With simple phrases, a five-note low-end piano motif, a frantic surge, and furtive attacks throwing the expectation off balance, the score crafts dread more powerfully than I've heard, maybe because it is so bare in its devices, frustrated from taking overt shape by the near-misses and political aversions in the plot and, following a quietly elegant transit point that is just a resolving string figure (once the catastrophe of a nuclear conflict is avoided), finally modulated to the hopeful tone of the Remember theme when the right choices are made. Beautifully, the elements of light within the score find a threnodic expression in conjunction with the future Ryan couple, as if to say, this is what is important and what is at stake, this is what you have to lose. In present conditions, the subject matter of the plot no longer warrants the luxuries of broad entertainment value as it might have when the threat of nuclear annihilation was only a routine plot device (it wasn't at the beginning either, however, when the Cuban missile crisis was present in public consciousness); in underplaying the score's style, Goldsmith subtly transitions his m.o. away from genre and into direct address, voicing a plain warning against self-destruction. In effect, it is primarily artful music, masterfully written. There were Goldsmith scores with this kind of sparse gravity before, in the 1960s, and only the method is a little different now. As always, significant things are communicated powerfully.

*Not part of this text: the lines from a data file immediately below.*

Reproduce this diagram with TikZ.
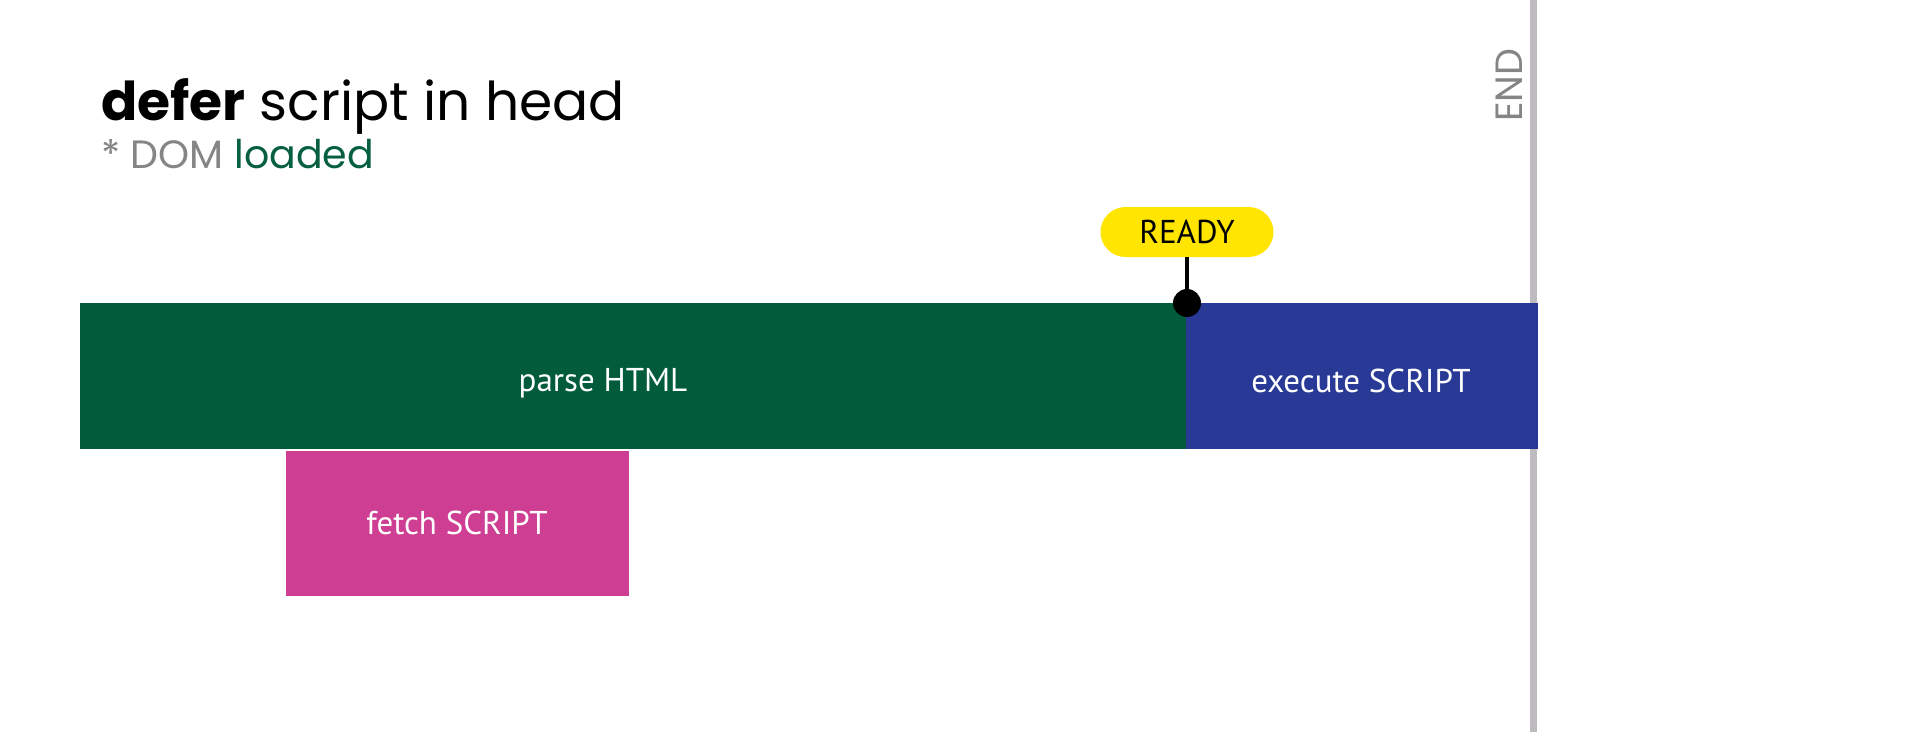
\documentclass[tikz,border=0pt]{standalone}
\usepackage{fontspec}
\setmainfont{Poppins}
\newfontfamily\barfont{PT Sans}
\definecolor{parsegreen}{HTML}{025C3B}
\definecolor{execblue}{HTML}{283A95}
\definecolor{fetchpink}{HTML}{CE3E93}
\definecolor{readyyellow}{HTML}{FFE500}
\definecolor{endgray}{HTML}{BDBBBE}
\definecolor{subgray}{HTML}{858585}
\definecolor{loadgreen}{HTML}{06603F}
\begin{document}
\begin{tikzpicture}[x=1pt,y=-1pt,
  bar/.style={draw=none, rectangle, inner sep=0pt, anchor=north west},
  bartext/.style={text=white, inner sep=0pt, font=\barfont\fontsize{33}{40}\selectfont},
]
\useasboundingbox (0,0) rectangle (1920,732);
\fill[white] (0,0) rectangle (1920,732);
% END line
\fill[endgray] (1530,0) rectangle (1537,732);
\node[rotate=90, text=subgray, font=\fontsize{38}{44}\selectfont, inner sep=0pt] (endlbl) at (1509,85) {END};
% title
\node[anchor=base west, inner sep=0pt, font=\fontsize{53.5}{60}\selectfont] (title) at (101,120) {\textbf{defer} script in head};
\node[anchor=base west, inner sep=0pt, font=\fontsize{39.5}{46}\selectfont] (sub) at (101,168) {\textcolor{subgray}{* DOM} \textcolor{loadgreen}{loaded}};
% bars
\node[bar, fill=parsegreen, minimum width=1106, minimum height=146] (parse) at (80,303) {};
\node[bartext] (parsetxt) at (603,383) {parse HTML};
\node[bar, fill=execblue, minimum width=352, minimum height=146] (exec) at (1186,303) {};
\node[bartext] (exectxt) at (1361,381) {execute SCRIPT};
\node[bar, fill=fetchpink, minimum width=343, minimum height=145] (fetch) at (286,451) {};
\node[bartext] (fetchtxt) at (457,523) {fetch SCRIPT};
% READY marker
\node[fill=readyyellow, rounded corners=25pt, minimum width=173, minimum height=50, inner sep=0pt,
  font=\barfont\fontsize{33}{40}\selectfont] (ready) at (1187,232) {\raisebox{-2.5pt}{READY}};
\node[circle, fill=black, minimum size=28, inner sep=0pt] (dot) at (1187,303) {};
\draw[line width=4.5] (ready.south) -- (dot.center);
\end{tikzpicture}
\end{document}
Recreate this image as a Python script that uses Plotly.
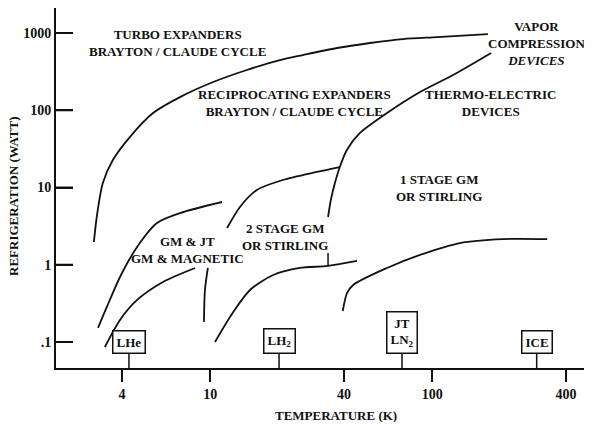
import math
import plotly.graph_objects as go

# ---- data (temperature K, refrigeration W) ----
turbo_T = [2.99, 3.08, 3.28, 3.64, 4.34, 5.52, 7.30, 10.3, 14.6, 20.6, 26.1, 37.2, 52.4, 73.8, 105, 178]
turbo_W = [1.97, 4.15, 11.4, 22.7, 45, 92, 148, 232, 332, 447, 519, 640, 743, 836, 887, 970]

thermo_T = [33.9, 34.9, 36.4, 38.3, 41.2, 47.2, 62.5, 88, 124, 184]
thermo_W = [4.15, 6.89, 11.4, 18.4, 30.6, 50.8, 92, 172, 286, 551]

recip_T = [11.9, 13.6, 16.2, 21.2, 30.2, 38.3]
recip_W = [2.99, 5.6, 9.3, 12.5, 15.9, 18.4]

gmjt_T = [3.12, 3.42, 3.92, 4.68, 5.75, 7.30, 11.3]
gmjt_W = [0.152, 0.284, 0.694, 1.70, 3.47, 4.67, 6.49]

gmmag_T = [3.35, 3.92, 4.68, 6.12, 8.54]
gmmag_W = [0.086, 0.193, 0.350, 0.598, 0.908]

short10_T = [9.75, 9.46, 9.36]
short10_W = [0.908, 0.471, 0.182]

stage2_T = [10.5, 12.6, 15.1, 19.2, 25.3, 33.9, 45.8]
stage2_W = [0.100, 0.237, 0.471, 0.736, 0.908, 0.964, 1.12]

stage2_tick_T = [33.9, 33.9]
stage2_tick_W = [0.964, 1.42]

stage1_T = [39.5, 41.3, 44.0, 62.5, 88, 133, 208, 329]
stage1_W = [0.252, 0.431, 0.547, 0.908, 1.34, 1.91, 2.15, 2.15]

ref_names = ["LHe", "LH<sub>2</sub>", "JT<br>LN<sub>2</sub>", "ICE"]
ref_T = [4.3, 20.4, 73, 295]

x_ticks = [4, 10, 40, 100, 400]
x_ticktext = ["4", "10", "40", "100", "400"]
y_ticks = [0.1, 1, 10, 100, 1000]
y_ticktext = [".1", "1", "10", "100", "1000"]

FONT = "Liberation Serif"
INK = "#111111"

# page body has an 8px margin, so the figure is sized to fit inside the window
FW, FH = 576, 414
L, R, T_, B = 48, 0, 0, 54
PW, PH = FW - L - R, FH - T_ - B
XR = [0.305, 2.683]
YR = [-1.337, 3.324]

fig = go.Figure()

curves = [
    (turbo_T, turbo_W), (thermo_T, thermo_W), (recip_T, recip_W),
    (gmjt_T, gmjt_W), (gmmag_T, gmmag_W), (short10_T, short10_W),
    (stage2_T, stage2_W), (stage1_T, stage1_W),
]
for Tv, Wv in curves:
    fig.add_trace(go.Scatter(x=Tv, y=Wv, mode="lines",
                             line=dict(color=INK, width=1.8, shape="spline", smoothing=0.8),
                             hoverinfo="skip", showlegend=False))
fig.add_trace(go.Scatter(x=stage2_tick_T, y=stage2_tick_W, mode="lines",
                         line=dict(color=INK, width=1.5), showlegend=False, hoverinfo="skip"))

# reference-point stems
box_bottom_W = 0.070
axis_bottom_W = 10 ** YR[0]
for Tv in ref_T:
    fig.add_trace(go.Scatter(x=[Tv, Tv], y=[axis_bottom_W, box_bottom_W], mode="lines",
                             line=dict(color=INK, width=1.5), showlegend=False, hoverinfo="skip"))

# y tick marks (inside, 17 px long) drawn as short line traces at the tick values
x_left = 10 ** XR[0]
x_tick_end = 10 ** (XR[0] + 17 / PW * (XR[1] - XR[0]))
for v in y_ticks:
    fig.add_trace(go.Scatter(x=[x_left, x_tick_end], y=[v, v], mode="lines",
                             line=dict(color=INK, width=2), showlegend=False, hoverinfo="skip"))

# x tick marks (outside, 12 px long) drawn as vertical-line markers below the axis
y_tick_mid = 10 ** (YR[0] - 6 / PH * (YR[1] - YR[0]))
fig.add_trace(go.Scatter(x=x_ticks, y=[y_tick_mid] * len(x_ticks), mode="markers",
                         cliponaxis=False,
                         marker=dict(symbol="line-ns", size=12, color=INK,
                                     line=dict(color=INK, width=2)),
                         showlegend=False, hoverinfo="skip"))

annos = []
for name, Tv in zip(ref_names, ref_T):
    annos.append(dict(x=math.log10(Tv), y=math.log10(box_bottom_W), xref="x", yref="y",
                      text=f"<b>{name}</b>", showarrow=False, xanchor="center", yanchor="bottom",
                      bordercolor=INK, borderwidth=1.5, borderpad=3, bgcolor="white",
                      font=dict(family=FONT, size=13, color=INK)))

labels = [
    (0.850, 2.871, "TURBO EXPANDERS<br>BRAYTON / CLAUDE CYCLE"),
    (1.381, 2.094, "RECIPROCATING EXPANDERS<br>BRAYTON / CLAUDE CYCLE"),
    (2.470, 2.858, "VAPOR<br>COMPRESSION<br><i>DEVICES</i>"),
    (2.260, 2.094, "THERMO-ELECTRIC<br>DEVICES"),
    (2.030, 0.994, "1 STAGE GM<br>OR STIRLING"),
    (1.336, 0.359, "2 STAGE GM<br>OR STIRLING"),
    (0.899, 0.191, "GM &amp; JT<br>GM &amp; MAGNETIC"),
]
for lx, ly, txt in labels:
    annos.append(dict(x=lx, y=ly, xref="x", yref="y", text=f"<b>{txt}</b>", showarrow=False,
                      xanchor="center", yanchor="middle", align="center",
                      font=dict(family=FONT, size=13, color=INK)))

# axis titles (pixel-derived paper positions)
annos.append(dict(x=(328 - L) / PW, y=(FH - 407 - B) / PH, xref="paper", yref="paper",
                  text="<b>TEMPERATURE (K)</b>", showarrow=False, xanchor="center", yanchor="middle",
                  font=dict(family=FONT, size=13, color=INK)))
annos.append(dict(x=(6 - L) / PW, y=(FH - 188 - B) / PH, xref="paper", yref="paper",
                  text="<b>REFRIGERATION (WATT)</b>", showarrow=False, textangle=-90,
                  xanchor="center", yanchor="middle",
                  font=dict(family=FONT, size=13, color=INK)))

fig.update_layout(
    width=FW, height=FH,
    margin=dict(l=L, r=R, t=T_, b=B, autoexpand=False),
    paper_bgcolor="white", plot_bgcolor="white",
    showlegend=False,
    annotations=annos,
    xaxis=dict(type="log", range=XR, tickvals=x_ticks,
               ticktext=[f"<b>{t}</b>" for t in x_ticktext],
               ticks="outside", ticklen=12, tickwidth=2, tickcolor=INK,
               showline=True, linecolor=INK, linewidth=2, mirror=True,
               showgrid=False,
               tickfont=dict(family=FONT, size=14, color=INK)),
    yaxis=dict(type="log", range=YR, tickvals=y_ticks,
               ticktext=[f"<b>{t}</b>" for t in y_ticktext],
               ticks="inside", ticklen=17, tickwidth=2, tickcolor=INK,
               showline=True, linecolor=INK, linewidth=2,
               showgrid=False,
               tickfont=dict(family=FONT, size=14, color=INK)),
)

fig.write_html("out.html")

For this stern and also deeply-felt appeal to the future, I wish I could say thank you to the composer.


Best scores 1 through 10: The Sum of All Fears, The Touch (Basil Poledouris), Minority Report (John Williams), Hero (Tan Dun), Far From Heaven (Elmer Bernstein), Windtalkers (James Horner), Spirited Away (Joe Hisaishi, from 2001), Star Trek Nemesis (Jerry Goldsmith), The Two Towers (Howard Shore), Catch Me if You Can (John Williams)

Best films 1 through 10: Hero (Zhang Yimou), Gangs of New York, Minority Report, The Two Towers, Graveyard of Honor (Takashi Miike), Attack of the Clones, Catch Me If You Can, Spirited Away (2001), Undisputed, The Count of Monte Cristo, Godzilla-Mothra-King Ghidorah: Giant Monsters All Out Attack (2001).